From:Matt Pearson <jmpearson@...>
Date:Monday, April 24, 2000, 18:36
Tim Smith wrote:

>>"VO languages have prepositions; OV languages have postpositions. >>VO languages have wh movement; OV languages do not. >>In VO languages, the order is N-Adj; in OV languages, ADJ-N. >>In VO languages, the order is head-noun relative clause; in OV languages, >>rel-N. >>In VO languages, the AUX precedes the verb; in OV languages it is V-AUX." >> >>Jim here, again, with this commentary: >> >>Deviation from these tendencies is NOT necessarily unnatural. English, for >>example, is VO, but has ADJ-N. Generally, the more of the above >>generalizations a language violates, the stranger (typologically) it looks. >>However, a conlang should not be dismissed as a picture of an impossible >>language merely because its grammar doesn't conform to tendencies listed >>above. > >Some deviations from these patterns are more common than others. For >example, the order of noun and attributive adjective correlates only very >weakly with other word-order characteristics. Thus there are lots of >languages that are basically VO but Adj-N (like English) or basically OV >but N-Adj (like Basque).
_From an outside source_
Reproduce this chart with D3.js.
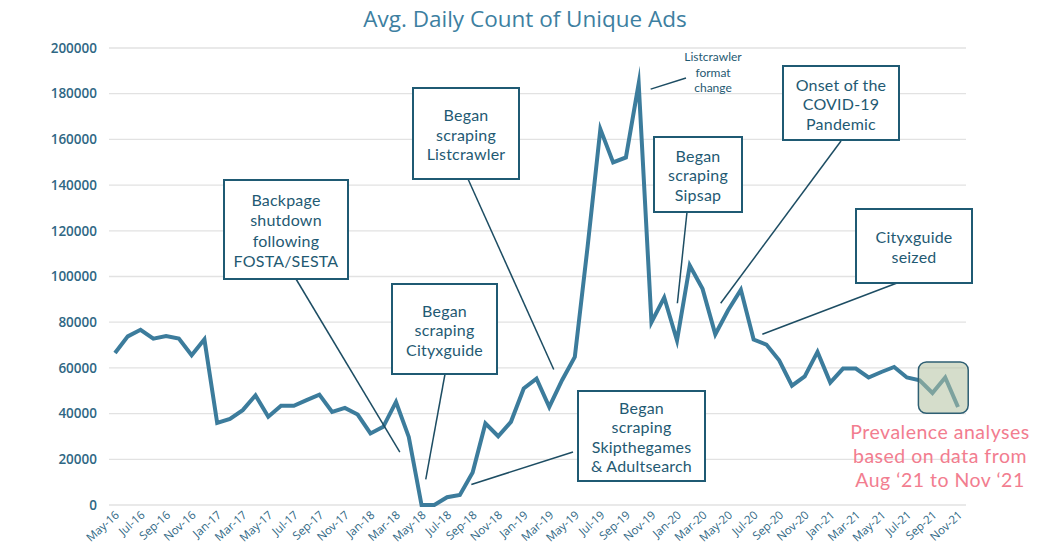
<!DOCTYPE html>
<html><head><meta charset="utf-8">
<script src="https://cdn.jsdelivr.net/npm/d3@7"></script>
<style>body{margin:0;background:#fff;}svg{display:block;}</style>
</head><body>
<svg id="c" width="1038" height="550"></svg>
<script>
const months = ["May-16","Jun-16","Jul-16","Aug-16","Sep-16","Oct-16","Nov-16","Dec-16",
"Jan-17","Feb-17","Mar-17","Apr-17","May-17","Jun-17","Jul-17","Aug-17","Sep-17","Oct-17","Nov-17","Dec-17",
"Jan-18","Feb-18","Mar-18","Apr-18","May-18","Jun-18","Jul-18","Aug-18","Sep-18","Oct-18","Nov-18","Dec-18",
"Jan-19","Feb-19","Mar-19","Apr-19","May-19","Jun-19","Jul-19","Aug-19","Sep-19","Oct-19","Nov-19","Dec-19",
"Jan-20","Feb-20","Mar-20","Apr-20","May-20","Jun-20","Jul-20","Aug-20","Sep-20","Oct-20","Nov-20","Dec-20",
"Jan-21","Feb-21","Mar-21","Apr-21","May-21","Jun-21","Jul-21","Aug-21","Sep-21","Oct-21","Nov-21"];
const adCounts = [66500,73800,76700,72800,73900,72800,65500,72500,
35900,37700,41500,48000,38600,43400,43400,45900,48300,40700,42500,39600,
31300,34200,45100,29800,0,0,3400,4400,14200,35700,30100,36400,
51000,55300,42900,54600,64800,113000,164500,149900,152100,184400,80000,90800,
72000,104800,94600,74700,85200,94200,72400,70200,63300,52200,56300,67000,
53600,59700,59700,55800,58200,60400,55800,54600,49000,55800,42900];
const yTicks = [0,20000,40000,60000,80000,100000,120000,140000,160000,180000,200000];
const xTickLabels = months.filter((m,i)=>i%2===0);
const titleText = "Avg. Daily Count of Unique Ads";
const noteLines = ["Prevalence analyses","based on data from","Aug \u201821 to Nov \u201821"];
const highlightRange = {from:62.9, to:66.8, hi:62600, lo:40100};

// annotation layout: box in pixels, leader start in pixels, leader target in data space (month index, value)
const annotations = [
  {lines:["Backpage","shutdown","following","FOSTA/SESTA"], box:[224,180,124,99], cy:[200,220.5,241,261.5], from:[296,279], to:[22.3,23100]},
  {lines:["Began","scraping","Cityxguide"], box:[392,284,105,90], cy:[311,330.5,350], from:[445,374], to:[24.33,11200]},
  {lines:["Began","scraping","Listcrawler"], box:[413,88,106,91], cy:[115.5,135,154.5], from:[468,179], to:[34.35,59300]},
  {lines:["Began","scraping","Skipthegames","& Adultsearch"], box:[578,391,127,90], cy:[408,427.5,447,466.5], from:[573,452], to:[27.9,9000]},
  {lines:["Began","scraping","Sipsap"], box:[654,137,88,75], cy:[156,175.5,195], from:[687,212], to:[44.03,88300]},
  {lines:["Onset of the","COVID-19","Pandemic"], box:[783,66,116,74], cy:[85,104.5,124], from:[841,141], to:[47.42,88300]},
  {lines:["Cityxguide","seized"], box:[856,209,116,74], cy:[237.5,257], from:[897,283], to:[50.68,74700]},
  {lines:["Listcrawler","format","change"], box:null, cy:[57,72.5,88], cx:713, small:true, from:[686,78], to:[41.94,182000]}
];

const svg = d3.select("#c");
const x = d3.scaleLinear().domain([0, months.length-1]).range([115, 958]);
const y = d3.scaleLinear().domain([0, 200000]).range([505, 48]);
const font = "'Open Sans', sans-serif";
const annFont = "Lato, 'Open Sans', sans-serif";
const tickColor = "#2f6784";
const boxColor = "#1f5a73";

// gridlines + y labels
const yg = svg.append("g");
yg.selectAll("line").data(yTicks).join("line")
  .attr("x1",109).attr("x2",966)
  .attr("y1",d=>y(d)).attr("y2",d=>y(d))
  .attr("stroke","#e2e2e2").attr("stroke-width",1.3);
yg.selectAll("text").data(yTicks).join("text")
  .attr("x",97).attr("y",d=>y(d)).attr("dy","0.35em")
  .attr("text-anchor","end")
  .attr("font-family",font).attr("font-size",13.5).attr("font-weight",600)
  .attr("fill",tickColor).text(d=>d);

// x labels
const xg = svg.append("g");
xg.selectAll("text").data(xTickLabels).join("text")
  .attr("transform",d=>`translate(${x(months.indexOf(d))+5},${516}) rotate(-42)`)
  .attr("text-anchor","end")
  .attr("font-family",font).attr("font-size",11.5)
  .attr("fill",tickColor).text(d=>d);

// title
svg.append("text").attr("x",525).attr("y",27).attr("text-anchor","middle")
  .attr("font-family",font).attr("font-size",22.5).attr("fill","#3d7fa1").text(titleText);

// line
const line = d3.line().x((d,i)=>x(i)).y(d=>y(d)).curve(d3.curveLinear);
svg.append("path").datum(adCounts).attr("d",line)
  .attr("fill","none").attr("stroke","#3c7c9c").attr("stroke-width",4)
  .attr("stroke-linejoin","miter").attr("stroke-miterlimit",10);

// highlight box
svg.append("rect")
  .attr("x",x(highlightRange.from)).attr("y",y(highlightRange.hi))
  .attr("width",x(highlightRange.to)-x(highlightRange.from))
  .attr("height",y(highlightRange.lo)-y(highlightRange.hi))
  .attr("rx",8).attr("fill","#b3c1a0").attr("fill-opacity",0.55)
  .attr("stroke","#2e5f73").attr("stroke-width",1.5);

// annotations
const ag = svg.append("g");
annotations.forEach(a=>{
  ag.append("line").attr("x1",a.from[0]).attr("y1",a.from[1])
    .attr("x2",x(a.to[0])).attr("y2",y(a.to[1]))
    .attr("stroke","#1d4d63").attr("stroke-width",1.5);
  let cx;
  if(a.box){
    ag.append("rect").attr("x",a.box[0]).attr("y",a.box[1]).attr("width",a.box[2]).attr("height",a.box[3])
      .attr("fill","#fff").attr("stroke",boxColor).attr("stroke-width",2);
    cx = a.box[0]+a.box[2]/2;
  } else cx = a.cx;
  a.lines.forEach((t,i)=>{
    ag.append("text").attr("x",cx).attr("y",a.cy[i]).attr("dy","0.35em")
      .attr("text-anchor","middle").attr("font-family",annFont)
      .attr("font-size",a.small?12:16).attr("letter-spacing",a.small?0:0.2)
      .attr("fill",boxColor).text(t);
  });
});

// pink note
noteLines.forEach((t,i)=>{
  svg.append("text").attr("x",940).attr("y",432+i*24).attr("dy","0.35em")
    .attr("text-anchor","middle").attr("font-family",annFont).attr("font-size",19.5)
    .attr("letter-spacing",0.5)
    .attr("fill","#f27d8f").text(t);
});
</script>
</body></html>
I wouldn't say that there are "lots of languages" which are N-Adj and OV. Basque is the only one I can think of. You're right, though, that Adj-N + VO order is more common that it 'should' be, according to Greenberg's typology. Of course, when it comes to noun modification, there's the added complication that in some languages (most) adjectives are basically verb-like, and adjectival modification shares properties with (reduced) relative clauses, while in other languages (most) adjectives are basically noun-like, and adjectival modification shares properties with compounding. I wonder if the distribution of Adj-N vs. N-Adj order would be more consistent if that fact were taken into account... Matt.